SHORT TASK - Restate the listing that follows word for word, without its pictures.

==========

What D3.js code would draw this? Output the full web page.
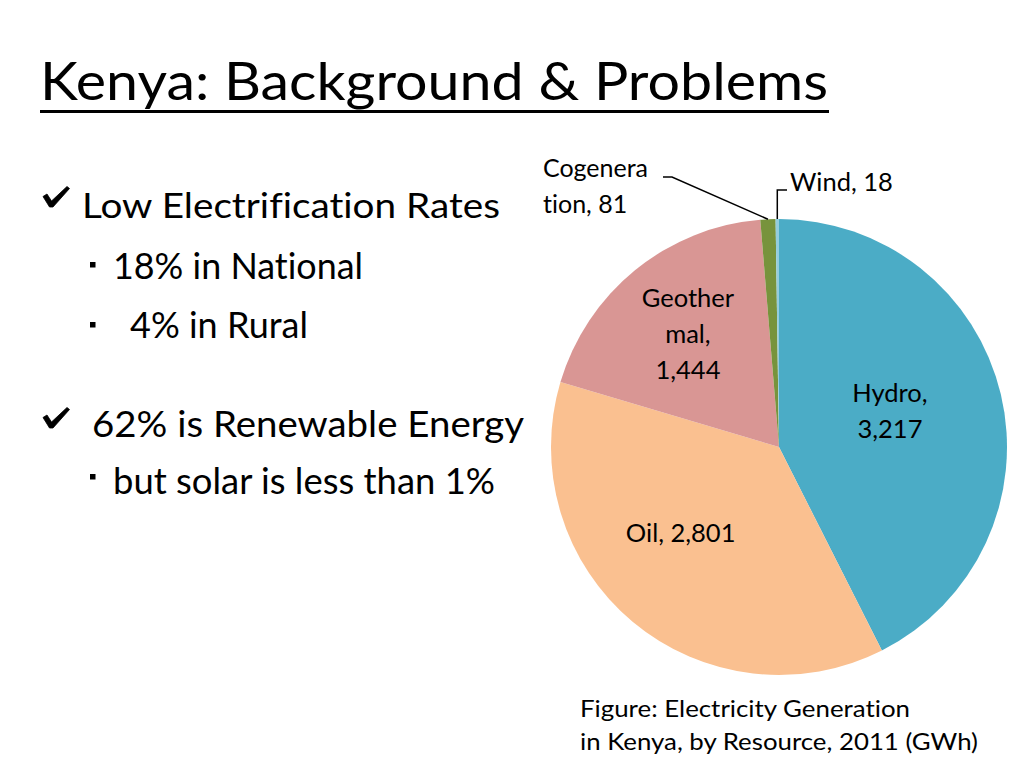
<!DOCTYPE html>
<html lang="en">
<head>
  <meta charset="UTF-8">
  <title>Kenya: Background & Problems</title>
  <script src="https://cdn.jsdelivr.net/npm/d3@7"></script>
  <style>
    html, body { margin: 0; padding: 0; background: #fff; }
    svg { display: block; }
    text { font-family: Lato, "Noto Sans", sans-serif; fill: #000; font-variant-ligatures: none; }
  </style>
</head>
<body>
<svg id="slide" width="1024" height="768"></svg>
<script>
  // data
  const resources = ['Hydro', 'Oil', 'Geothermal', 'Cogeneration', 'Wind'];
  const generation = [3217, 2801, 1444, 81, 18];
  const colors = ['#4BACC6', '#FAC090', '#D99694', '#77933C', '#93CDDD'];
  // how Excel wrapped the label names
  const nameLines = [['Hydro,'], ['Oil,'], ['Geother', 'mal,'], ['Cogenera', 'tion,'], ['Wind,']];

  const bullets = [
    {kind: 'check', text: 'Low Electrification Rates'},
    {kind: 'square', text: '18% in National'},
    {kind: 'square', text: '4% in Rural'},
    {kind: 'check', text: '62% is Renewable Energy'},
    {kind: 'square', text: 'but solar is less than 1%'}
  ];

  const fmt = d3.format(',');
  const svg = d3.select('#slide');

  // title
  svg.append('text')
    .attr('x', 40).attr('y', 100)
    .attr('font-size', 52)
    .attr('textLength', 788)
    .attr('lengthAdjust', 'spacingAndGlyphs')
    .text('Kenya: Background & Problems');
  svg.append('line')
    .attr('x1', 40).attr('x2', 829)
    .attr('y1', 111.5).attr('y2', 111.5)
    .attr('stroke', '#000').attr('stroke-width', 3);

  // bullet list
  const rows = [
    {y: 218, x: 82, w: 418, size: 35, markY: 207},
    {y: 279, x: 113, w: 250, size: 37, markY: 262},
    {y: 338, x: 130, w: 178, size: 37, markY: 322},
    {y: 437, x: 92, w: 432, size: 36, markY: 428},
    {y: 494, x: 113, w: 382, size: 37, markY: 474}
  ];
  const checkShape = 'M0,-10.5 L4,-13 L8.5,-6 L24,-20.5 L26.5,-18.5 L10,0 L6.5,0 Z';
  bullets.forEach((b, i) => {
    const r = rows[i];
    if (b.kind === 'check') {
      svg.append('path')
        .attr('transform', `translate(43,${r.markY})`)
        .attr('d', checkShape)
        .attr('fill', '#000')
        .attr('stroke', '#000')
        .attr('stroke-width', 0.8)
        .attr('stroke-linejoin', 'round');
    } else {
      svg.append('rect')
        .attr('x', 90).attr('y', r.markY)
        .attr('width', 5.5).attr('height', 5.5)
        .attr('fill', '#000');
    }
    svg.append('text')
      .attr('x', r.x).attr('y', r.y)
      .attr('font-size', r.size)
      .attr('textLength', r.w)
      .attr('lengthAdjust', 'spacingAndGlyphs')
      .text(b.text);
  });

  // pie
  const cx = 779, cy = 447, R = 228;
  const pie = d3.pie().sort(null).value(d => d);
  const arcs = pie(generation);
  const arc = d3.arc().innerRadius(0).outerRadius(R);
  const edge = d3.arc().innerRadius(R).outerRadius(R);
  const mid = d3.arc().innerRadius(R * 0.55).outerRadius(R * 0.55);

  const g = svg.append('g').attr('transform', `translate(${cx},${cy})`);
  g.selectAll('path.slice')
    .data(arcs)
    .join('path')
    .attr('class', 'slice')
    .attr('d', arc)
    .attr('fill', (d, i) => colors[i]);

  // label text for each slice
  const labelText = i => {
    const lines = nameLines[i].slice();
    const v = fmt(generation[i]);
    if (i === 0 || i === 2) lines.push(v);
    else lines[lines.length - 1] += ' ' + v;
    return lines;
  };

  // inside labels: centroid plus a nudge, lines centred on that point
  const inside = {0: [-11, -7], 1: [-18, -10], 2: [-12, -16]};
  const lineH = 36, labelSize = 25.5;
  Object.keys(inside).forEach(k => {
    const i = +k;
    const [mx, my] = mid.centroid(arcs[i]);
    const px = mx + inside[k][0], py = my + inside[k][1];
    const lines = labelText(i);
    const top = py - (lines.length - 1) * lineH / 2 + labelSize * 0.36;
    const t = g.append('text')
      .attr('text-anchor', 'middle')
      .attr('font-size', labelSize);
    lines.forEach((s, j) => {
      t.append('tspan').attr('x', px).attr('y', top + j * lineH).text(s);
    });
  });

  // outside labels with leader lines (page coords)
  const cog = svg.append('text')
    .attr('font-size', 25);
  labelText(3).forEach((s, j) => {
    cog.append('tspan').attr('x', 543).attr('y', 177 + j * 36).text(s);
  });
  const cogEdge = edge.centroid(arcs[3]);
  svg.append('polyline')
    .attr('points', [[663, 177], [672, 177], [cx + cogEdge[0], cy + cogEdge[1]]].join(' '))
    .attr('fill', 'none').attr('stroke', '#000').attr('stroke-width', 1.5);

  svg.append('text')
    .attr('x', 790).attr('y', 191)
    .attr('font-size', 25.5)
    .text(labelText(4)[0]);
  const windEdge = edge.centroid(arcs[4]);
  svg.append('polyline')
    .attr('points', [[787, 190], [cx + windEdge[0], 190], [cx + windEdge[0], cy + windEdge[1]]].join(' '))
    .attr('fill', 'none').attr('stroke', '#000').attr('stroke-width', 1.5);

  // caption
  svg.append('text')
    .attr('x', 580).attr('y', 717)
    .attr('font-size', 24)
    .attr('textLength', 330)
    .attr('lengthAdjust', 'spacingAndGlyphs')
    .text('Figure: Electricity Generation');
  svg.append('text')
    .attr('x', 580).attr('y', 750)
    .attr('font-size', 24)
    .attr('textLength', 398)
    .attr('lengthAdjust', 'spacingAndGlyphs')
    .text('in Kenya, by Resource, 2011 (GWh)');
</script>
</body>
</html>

==========

EXERCISE RESULT -
What D3.js code would draw this? Output the full web page.
<!DOCTYPE html>
<html lang="en">
<head>
  <meta charset="UTF-8">
  <title>Kenya: Background & Problems</title>
  <script src="https://cdn.jsdelivr.net/npm/d3@7"></script>
  <style>
    html, body { margin: 0; padding: 0; background: #fff; }
    svg { display: block; }
    text { font-family: Lato, "Noto Sans", sans-serif; fill: #000; font-variant-ligatures: none; }
  </style>
</head>
<body>
<svg id="slide" width="1024" height="768"></svg>
<script>
  // data
  const resources = ['Hydro', 'Oil', 'Geothermal', 'Cogeneration', 'Wind'];
  const generation = [3217, 2801, 1444, 81, 18];
  const colors = ['#4BACC6', '#FAC090', '#D99694', '#77933C', '#93CDDD'];
  // how Excel wrapped the label names
  const nameLines = [['Hydro,'], ['Oil,'], ['Geother', 'mal,'], ['Cogenera', 'tion,'], ['Wind,']];

  const bullets = [
    {kind: 'check', text: 'Low Electrification Rates'},
    {kind: 'square', text: '18% in National'},
    {kind: 'square', text: '4% in Rural'},
    {kind: 'check', text: '62% is Renewable Energy'},
    {kind: 'square', text: 'but solar is less than 1%'}
  ];

  const fmt = d3.format(',');
  const svg = d3.select('#slide');

  // title
  svg.append('text')
    .attr('x', 40).attr('y', 100)
    .attr('font-size', 52)
    .attr('textLength', 788)
    .attr('lengthAdjust', 'spacingAndGlyphs')
    .text('Kenya: Background & Problems');
  svg.append('line')
    .attr('x1', 40).attr('x2', 829)
    .attr('y1', 111.5).attr('y2', 111.5)
    .attr('stroke', '#000').attr('stroke-width', 3);

  // bullet list
  const rows = [
    {y: 218, x: 82, w: 418, size: 35, markY: 207},
    {y: 279, x: 113, w: 250, size: 37, markY: 262},
    {y: 338, x: 130, w: 178, size: 37, markY: 322},
    {y: 437, x: 92, w: 432, size: 36, markY: 428},
    {y: 494, x: 113, w: 382, size: 37, markY: 474}
  ];
  const checkShape = 'M0,-10.5 L4,-13 L8.5,-6 L24,-20.5 L26.5,-18.5 L10,0 L6.5,0 Z';
  bullets.forEach((b, i) => {
    const r = rows[i];
    if (b.kind === 'check') {
      svg.append('path')
        .attr('transform', `translate(43,${r.markY})`)
        .attr('d', checkShape)
        .attr('fill', '#000')
        .attr('stroke', '#000')
        .attr('stroke-width', 0.8)
        .attr('stroke-linejoin', 'round');
    } else {
      svg.append('rect')
        .attr('x', 90).attr('y', r.markY)
        .attr('width', 5.5).attr('height', 5.5)
        .attr('fill', '#000');
    }
    svg.append('text')
      .attr('x', r.x).attr('y', r.y)
      .attr('font-size', r.size)
      .attr('textLength', r.w)
      .attr('lengthAdjust', 'spacingAndGlyphs')
      .text(b.text);
  });

  // pie
  const cx = 779, cy = 447, R = 228;
  const pie = d3.pie().sort(null).value(d => d);
  const arcs = pie(generation);
  const arc = d3.arc().innerRadius(0).outerRadius(R);
  const edge = d3.arc().innerRadius(R).outerRadius(R);
  const mid = d3.arc().innerRadius(R * 0.55).outerRadius(R * 0.55);

  const g = svg.append('g').attr('transform', `translate(${cx},${cy})`);
  g.selectAll('path.slice')
    .data(arcs)
    .join('path')
    .attr('class', 'slice')
    .attr('d', arc)
    .attr('fill', (d, i) => colors[i]);

  // label text for each slice
  const labelText = i => {
    const lines = nameLines[i].slice();
    const v = fmt(generation[i]);
    if (i === 0 || i === 2) lines.push(v);
    else lines[lines.length - 1] += ' ' + v;
    return lines;
  };

  // inside labels: centroid plus a nudge, lines centred on that point
  const inside = {0: [-11, -7], 1: [-18, -10], 2: [-12, -16]};
  const lineH = 36, labelSize = 25.5;
  Object.keys(inside).forEach(k => {
    const i = +k;
    const [mx, my] = mid.centroid(arcs[i]);
    const px = mx + inside[k][0], py = my + inside[k][1];
    const lines = labelText(i);
    const top = py - (lines.length - 1) * lineH / 2 + labelSize * 0.36;
    const t = g.append('text')
      .attr('text-anchor', 'middle')
      .attr('font-size', labelSize);
    lines.forEach((s, j) => {
      t.append('tspan').attr('x', px).attr('y', top + j * lineH).text(s);
    });
  });

  // outside labels with leader lines (page coords)
  const cog = svg.append('text')
    .attr('font-size', 25);
  labelText(3).forEach((s, j) => {
    cog.append('tspan').attr('x', 543).attr('y', 177 + j * 36).text(s);
  });
  const cogEdge = edge.centroid(arcs[3]);
  svg.append('polyline')
    .attr('points', [[663, 177], [672, 177], [cx + cogEdge[0], cy + cogEdge[1]]].join(' '))
    .attr('fill', 'none').attr('stroke', '#000').attr('stroke-width', 1.5);

  svg.append('text')
    .attr('x', 790).attr('y', 191)
    .attr('font-size', 25.5)
    .text(labelText(4)[0]);
  const windEdge = edge.centroid(arcs[4]);
  svg.append('polyline')
    .attr('points', [[787, 190], [cx + windEdge[0], 190], [cx + windEdge[0], cy + windEdge[1]]].join(' '))
    .attr('fill', 'none').attr('stroke', '#000').attr('stroke-width', 1.5);

  // caption
  svg.append('text')
    .attr('x', 580).attr('y', 717)
    .attr('font-size', 24)
    .attr('textLength', 330)
    .attr('lengthAdjust', 'spacingAndGlyphs')
    .text('Figure: Electricity Generation');
  svg.append('text')
    .attr('x', 580).attr('y', 750)
    .attr('font-size', 24)
    .attr('textLength', 398)
    .attr('lengthAdjust', 'spacingAndGlyphs')
    .text('in Kenya, by Resource, 2011 (GWh)');
</script>
</body>
</html>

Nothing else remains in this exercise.